Dopo quasi un secolo di battaglie, le cose per le donne che vogliono seguire l'esempio di Blackwell e diventare medico sono migliorate, certo, ma la strada è ancora lunga e i colleghi uomini sono ancora in netta maggioranza negli ospedali e soprattutto in sala operatoria. Eppure, stando alle ultime ricerche, gli ospedali con una maggiore parità di genere garantiscono anche risultati migliori per i pazienti. Tra i più recenti, uno studio condotto dall'Università di Toronto ha osservato che le operazioni chirurgiche eseguite da équipe mediche con almeno il 35% di chirurghe e anestesiste implicano un tasso minore di complicazioni post-operatorie nei primi 90 giorni successivi all'intervento.

Più donne in team, risultati migliori per i pazienti

I ricercatori hanno studiato i dati di 709.899 pazienti che hanno subito interventi chirurgici in Ontario, Canada, dal 2009 al 2019, indagando il tasso di eventi avversi o complicazioni – in termini medici vien definita morbilità post-operatoria – che si sono verificati nei tre mesi successivi all'intervento. Hanno osservato che sul totale degli interventi studiati, eseguiti in 88 ospedali, eventi di questo tipo si sono verificati nel 14% dei casi.

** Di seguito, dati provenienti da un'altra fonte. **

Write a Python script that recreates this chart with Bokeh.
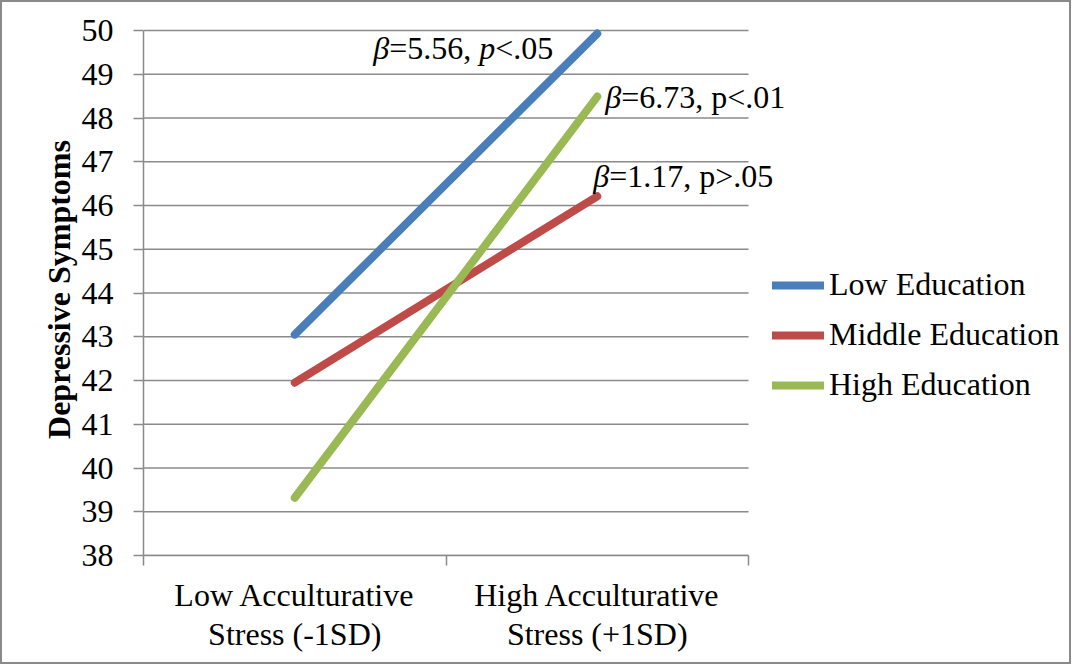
from bokeh.plotting import figure
from bokeh.models import Range1d, FixedTicker, Label, Legend, LegendItem
from bokeh.embed import file_html
from bokeh.resources import INLINE

# ---- data ----
categories = ["Low Acculturative\nStress (-1SD)", "High Acculturative\nStress (+1SD)"]
series_names = ["Low Education", "Middle Education", "High Education"]
low_education = [43.05, 49.93]
middle_education = [41.95, 46.21]
high_education = [39.32, 48.49]
y_ticks = list(range(38, 51))
# annotation segments: (text, italic)
ann_low = [("β", True), ("=5.56, ", False), ("p", True), ("<.05", False)]
ann_high = [("β", True), ("=6.73, p<.01", False)]
ann_mid = [("β", True), ("=1.17, p>.05", False)]

colors = ["#4A7EBB", "#BE4B48", "#98B954"]
FONT = "Liberation Serif"
FS = 32
GRID = "#8a8a8a"

# ---- layout (pixels) ----
W, H = 1071, 664          # outer box incl. 2px border
PLOT_L, PLOT_R = 141, 746  # category area (x 0..n)
PLOT_T, PLOT_B = 28, 553   # value area (y 38..50)
FRAME_T = 21
n = len(categories)
px_x = (PLOT_R - PLOT_L) / n
px_y = (PLOT_B - PLOT_T) / (y_ticks[-1] - y_ticks[0])
x_end = (W - PLOT_L) / px_x
y_end = y_ticks[0] + (PLOT_B - FRAME_T) / px_y

x_pos = [i + 0.5 for i in range(n)]

p = figure(width=W, height=H, output_backend="svg", toolbar_location=None,
           x_range=Range1d(0, x_end), y_range=Range1d(y_ticks[0], y_end),
           min_border_left=PLOT_L, min_border_right=0, min_border_top=FRAME_T,
           min_border_bottom=H - PLOT_B,
           styles={"border": f"2px solid {GRID}"})
p.outline_line_color = None
p.background_fill_color = "white"
p.border_fill_color = "white"

# y axis
p.yaxis.ticker = FixedTicker(ticks=y_ticks)
p.yaxis.bounds = (y_ticks[0], y_ticks[-1])
p.yaxis.axis_line_color = GRID
p.yaxis.axis_line_width = 1.5
p.yaxis.major_tick_line_color = GRID
p.yaxis.major_tick_line_width = 1.5
p.yaxis.major_tick_in = 0
p.yaxis.major_tick_out = 10
p.yaxis.minor_tick_line_color = None
p.yaxis.major_label_standoff = 20
p.yaxis.major_label_text_font = FONT
p.yaxis.major_label_text_font_size = f"{FS}px"
p.yaxis.major_label_text_color = "black"
p.yaxis.axis_label = "Depressive Symptoms"
p.yaxis.axis_label_text_font = FONT
p.yaxis.axis_label_text_font_size = f"{FS}px"
p.yaxis.axis_label_text_font_style = "bold"
p.yaxis.axis_label_text_color = "black"
p.yaxis.axis_label_standoff = 2

# x axis: labels at category centres, ticks at boundaries
p.xaxis.ticker = FixedTicker(ticks=x_pos, minor_ticks=list(range(n + 1)))
p.xaxis.bounds = (0, n)
p.xaxis.major_label_overrides = {x: c for x, c in zip(x_pos, categories)}
p.xaxis.axis_line_color = GRID
p.xaxis.axis_line_width = 1.5
p.xaxis.major_tick_line_color = None
p.xaxis.minor_tick_line_color = GRID
p.xaxis.minor_tick_line_width = 1.5
p.xaxis.minor_tick_in = 0
p.xaxis.minor_tick_out = 10
p.xaxis.major_label_standoff = 11
p.xaxis.major_label_text_font = FONT
p.xaxis.major_label_text_font_size = f"{FS}px"
p.xaxis.major_label_text_color = "black"
p.xaxis.major_label_text_line_height = 1.1

p.xgrid.grid_line_color = None
p.ygrid.grid_line_color = None
# horizontal gridlines limited to the category area
p.segment(x0=[0] * len(y_ticks), x1=[n] * len(y_ticks), y0=y_ticks, y1=y_ticks,
          line_color=GRID, line_width=1.5)

renderers = []
for vals, col in zip([low_education, middle_education, high_education], colors):
    r = p.line(x_pos, vals, line_color=col, line_width=8, line_cap="round")
    renderers.append(r)

legend = Legend(items=[LegendItem(label=nm, renderers=[r]) for nm, r in zip(series_names, renderers)],
                location=(629, 152), orientation="vertical",
                glyph_width=52, glyph_height=30, label_height=30, label_standoff=5,
                spacing=13, padding=0, margin=0,
                border_line_color=None, background_fill_alpha=0,
                label_text_font=FONT, label_text_font_size=f"{FS}px", label_text_color="black")
p.add_layout(legend)

# annotations
W_REG = {"=": .564, "<": .564, ">": .564, ".": .25, ",": .25, " ": .25, "p": .5}
def seg_width(t, italic):
    if t == "β":
        return 0.5 * FS
    return sum(W_REG.get(ch, .5) for ch in t) * FS

def place(segments, x, y, dx, dy, align="left"):
    total = sum(seg_width(t, it) for t, it in segments)
    off = dx - (total if align == "right" else 0)
    for t, it in segments:
        p.add_layout(Label(x=x, y=y, x_offset=off, y_offset=dy, text=t,
                           text_font=FONT, text_font_size=f"{FS}px",
                           text_font_style="italic" if it else "normal",
                           text_color="black", text_align="left", text_baseline="middle"))
        off += seg_width(t, it)

place(ann_low, x_pos[1], low_education[1], -44, -14, align="right")
place(ann_high, x_pos[1], high_education[1], 8, 0)
place(ann_mid, x_pos[1], middle_education[1], -4, 20)

open("out.html", "w").write(file_html(p, INLINE))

Lo studio, pubblicato sul British Journal of Surgery, ha infatti osservato che le operazioni eseguite da team in cui almeno il 35% dei chirurgi e degli anestesisti era formato da donne hanno avuto iter post-operatori migliori: nello specifico, la maggiore presenza delle professioniste donne è stata associata a una riduzione del 3% delle probabilità di complicazioni a 90 giorni dall'intervento.

Ancora troppe poche donne in sala operatoria

Inoltre, lo studio di un così ampio spettro di dati ha anche confermato quanto ancora la strada sia lunga verso un'effettiva equità di genere nelle professioni mediche. È infatti emerso che degli altri 700.000 interventi chirurgici in media solo il 6,7% è stato eseguito da chirurghe donne (47.874 operazioni).

Le cose non vanno molto meglio per le anestesiste, che si sono occupate del 27% dei pazienti  (192.144 delle operazioni). A conferma della netta minoranza delle professioniste donne presenti in media in sala operatoria. Inoltre, le cose sembrano cambiare molto lentamente: nei dieci anni a cui è riferito lo studio, il numero di anestesiste e chirurghi è cresciuto solo del 5% in 10 anni.

Favorire la collaborazione tra professioni e professioniste

Questa ricerca, spiegano gli autori, non punta affatto ad affermare una presunta migliore preparazione delle professioniste donne. Tutt'altro, l'obiettivo è comprendere il modo in cui la diversità può essere usata a vantaggio dei pazienti stessi. "Volevamo sfidare il discorso binario di confrontare medici di sesso femminile e maschile – scrivono gli autori – ma porre l'attenzione sul valore della diversità come risorsa di squadra nel migliorare l'assistenza di qualità".

In fondo, la stessa Blackwell era giunta alla stessa conclusione, già decenni anni fa: nonostante gli enormi ostacoli affrontati soltanto in quanto donna, la prima medica della storia degli Stati Uniti sostenne sempre che solo attraverso "un'intelligente cooperazione tra i due sessi" si può lavorare per raggiungere un "reale progresso" nello studio della natura umana.